Saakashvili: ‘Struggle for Liberation Continues’
Two years after the August war Georgia’s struggle for “complete liberation” continues on daily basis, President Saakashvili said in a brief recorded televised address to the nation from Colombia aired on August 7.
Russia started aggression against Georgia much earlier than August, 2008 and there is no need to consider separate dates out of context, he said.
“And this aggression has not slowed down till now and it is not over yet. Our struggle will continue unless last occupant leaves the Georgian land, unless justice is restored towards hundreds of thousands of our citizens of various ethnicities, who were forced to leave their homes,” Saakashvili said.

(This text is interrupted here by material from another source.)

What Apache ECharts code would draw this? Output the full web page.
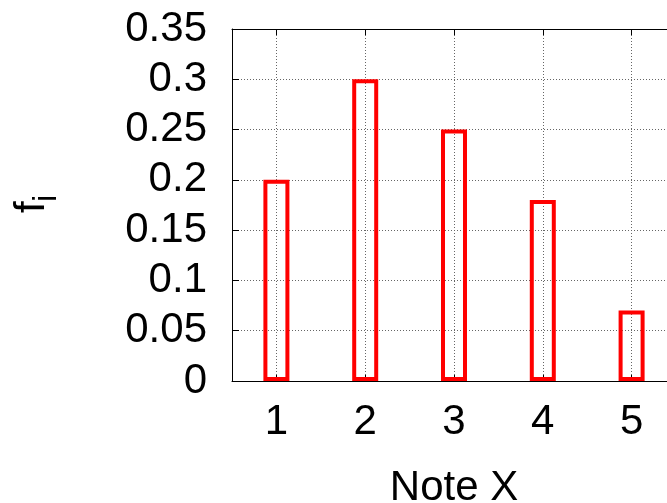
<!DOCTYPE html>
<html>
<head>
<meta charset="utf-8">
<script src="https://cdn.jsdelivr.net/npm/echarts@6/dist/echarts.min.js"></script>
<style>html,body{margin:0;padding:0;background:#fff;}#c{width:667px;height:503px;}</style>
</head>
<body>
<div id="c"></div>
<script>
var categories = [1, 2, 3, 4, 5];
var frequencies = [0.2, 0.3, 0.25, 0.18, 0.07];
var yTicks = [0, 0.05, 0.1, 0.15, 0.2, 0.25, 0.3, 0.35];

var FONT = 'Liberation Sans';
var FS = 42;
var chart = echarts.init(document.getElementById('c'), null, {renderer: 'canvas'});
var gridLine = {color: '#666', type: [1, 2], width: 1};
var option = {
  animation: false,
  backgroundColor: '#fff',
  grid: {left: 232, top: 29, width: 444, height: 352, containLabel: false, outerBoundsMode: 'none'},
  xAxis: [{
    type: 'value', min: 0.5, max: 5.5, position: 'bottom',
    name: 'Note X', nameLocation: 'middle', nameGap: 86,
    nameTextStyle: {fontFamily: FONT, fontSize: FS, color: '#000'},
    axisLine: {show: true, onZero: false, lineStyle: {color: '#000', width: 1}},
    axisTick: {show: true, inside: true, length: 6, customValues: categories, lineStyle: {color: '#000'}},
    axisLabel: {show: true, customValues: categories, margin: 20, fontFamily: FONT, fontSize: FS, color: '#000'},
    splitLine: {show: true, lineStyle: gridLine}
  }, {
    type: 'value', min: 0.5, max: 5.5, position: 'top',
    axisLine: {show: true, onZero: false, lineStyle: {color: '#000', width: 1}},
    axisTick: {show: true, inside: true, length: 6, customValues: categories, lineStyle: {color: '#000'}},
    axisLabel: {show: false},
    splitLine: {show: false}
  }],
  yAxis: {
    type: 'value', min: yTicks[0], max: yTicks[yTicks.length - 1], interval: 0.05,
    axisLine: {show: true, onZero: false, lineStyle: {color: '#000', width: 1}},
    axisTick: {show: true, inside: true, length: 7, lineStyle: {color: '#000'}},
    axisLabel: {margin: 25, fontFamily: FONT, fontSize: FS, color: '#000',
      formatter: function (v) { return String(Math.round(v * 100) / 100); }},
    splitLine: {show: true, lineStyle: gridLine}
  },
  graphic: [
    {type: 'text', x: 53, y: 213, rotation: Math.PI / 2, z: 10,
     style: {text: 'f', font: '42px "' + FONT + '"', fill: '#000', align: 'left', verticalAlign: 'bottom'}},
    {type: 'text', x: 63, y: 202, rotation: Math.PI / 2, z: 10,
     style: {text: 'i', font: '33px "' + FONT + '"', fill: '#000', align: 'left', verticalAlign: 'bottom'}}
  ],
  series: [{
    type: 'bar',
    xAxisIndex: 0,
    data: categories.map(function (c, i) { return [c, frequencies[i]]; }),
    barWidth: 26,
    itemStyle: {color: 'rgba(0,0,0,0)', borderColor: '#ff0000', borderWidth: 4},
    z: 5
  }]
};
chart.setOption(option);
</script>
</body>
</html>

He said that in August, 2008 Georgians had to defend “dignity, freedom and its future” with arms in their hands. “Each of us is obliged to carry out this struggle on daily basis to honor memory of those fallen [in the August war]; to carry out this struggle within the country to further develop it and throughout the world to defend our positions everywhere,” he said.
“It is a historic task of our generation to accomplish this struggle and to liberate Georgia; we will accomplish this struggle and completely liberate our country,” Saakashvili added.
Meanwhile, Georgian State Minister for Reintegration, Temur Iakobashvili, said in an interview with the Georgian daily, 24 Saati, published on August 7, that the most important achievement on diplomatic front since the August war had been international community’s refusal to follow Russia’s suit in recognition of Abkhazia and South Ossetia.
“It is obvious now that [Tbilisi’s] counter efforts turned out to be more effective: if previously it was about recognition of these territories as independent states, now it is about recognition of these [regions] as occupied territories,” Iakobashvili said.
“I think it’s a complete failure of the Russian diplomacy and a real chance for us to return back these territories, to reintegrate them into the Georgian jurisdiction and to return those people back to Georgia,” he said.
“The war has demonstrated something that was not clearly evident before – our main problem is not relations with Abkhazians and Ossetians… Our major problem is Georgian-Russian relations. Russia is using separatists and separatism against the Georgian statehood,” Iakobashvili said.